Shares of many media giants jumped Wednesday, a day after a federal appeals court struck down a rule prohibiting a company from owning a cable franchise and TV station in the same market. The court also ordered the Federal Communications Commission to justify the current rule limiting an owner to stations that reach 35 percent of the nation’s TV households.
The FCC hasn’t yet indicated if it will appeal the rulings, but Michael Powell, the Republican chairman since last year, is a far bigger believer in deregulation than his recent predecessors. He has been very skeptical of the commission’s efforts, under prior Democratic leadership, to keep the TV rules in place, and with two other Republican votes on the four-member panel, he’s likely to prevail if the issue comes to debate.

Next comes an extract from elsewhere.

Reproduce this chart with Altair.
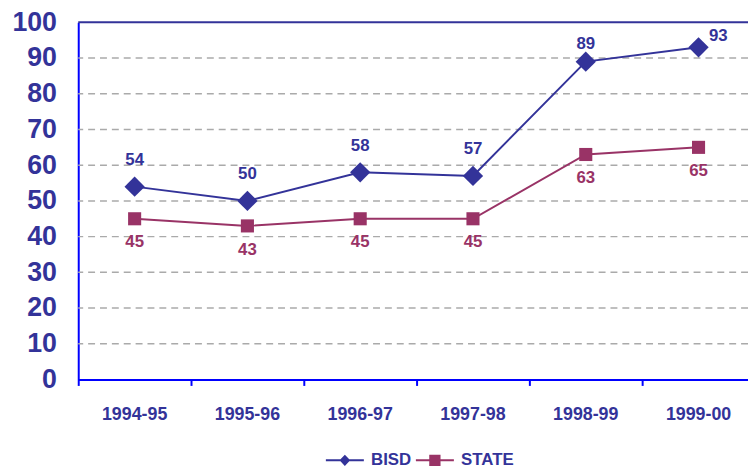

On Wednesday, Powell made clear that he can’t generate much enthusiasm for any attempt by the FCC to fight for the rules. When asked after an appearance at Georgetown University Law Center about how difficult it would be to keep the TV audience limit, Powell responded: “All I know is it’s really hard now.”
Wall Street clearly agrees. Shares of Viacom Inc., Walt Disney Co., News Corp. and General Electric Co.–owners of the four major TV networks–all rose, as did major station owners, including Paxson Communications Corp., Belo Corp. and Chicago-based Tribune Co.
In the past, Powell has argued that when the FCC had a Democratic majority during the Clinton administration, the three Democrats on the five-member panel relied on faulty reasoning and intuition to justify the rules, rather than well-documented facts.
In June 2000, when the FCC called for keeping the rules after a congressionally mandated review, Powell dissented, writing that competition in electronic media–including cable, satellite and the Internet–has increased since the 1940s and ’70s, when the rules were written.
“My dissatisfaction with the present review,” he wrote, “is its stubborn refusal to fully consider the competitive landscape today and validate that these structural rules still serve their stated purposes–particularly in light of significant evidence that the rules are unnecessary to protect competition (and may even be causing competitive harm) and that diversity and localism are prospering as a consequence of new venues and greater capacity available to consumers.”
Based on Powell’s public pronouncements, experts doubted an appeal was forthcoming. “Given that the litigation strategy is entirely controlled by the chairman … I’d be surprised if they appealed it,” said former FCC commissioner Harold Furchtgott-Roth. “But that isn’t to say that couldn’t happen.”
Furchtgott-Roth quickly added that even if the FCC decides not to appeal, and drops or greatly modifies the 35 percent cap on TV-station ownership, the door would be far from wide open for a spate of quickie media mergers. The FCC, along with the Federal Trade Commission and Justice Department, would retain significant authority to review mergers
Furthermore, experts said, it can take a year or more for the FCC to issue new rules after a court remands a regulation for reconsideration, as was the case with the 35 percent rule.
Nevertheless, many media stocks shot higher Wednesday as investors envisioned a range of potential merger scenarios. Investors appeared to believe media giants would move more aggressively to buy TV stations.
AOL Time Warner, owner of Time Warner Cable, was being touted as a potential major game hunter. “AOL Time Warner is now free to pursue broadcast distribution, such as Tribune, Clear Channel [Communications] or Acme [Communications],” Jessica Reif Cohen, media analyst at Merrill Lynch, wrote in a report Wednesday.
To some observers, Tribune’s profile should look particularly attractive to AOL Time Warner. “Big fat distribution, big content, it’s certainly developing a network, and it’s a partner on the WB side,” noted Bishop Cheen, media/entertainment analyst with Wachovia Securities.
But Cheen and others said this sort of speculation is just that–speculation, and premature to boot. For instance, Blair Levin, a Legg Mason analyst and former FCC official, said there are a limited number of potential buyers.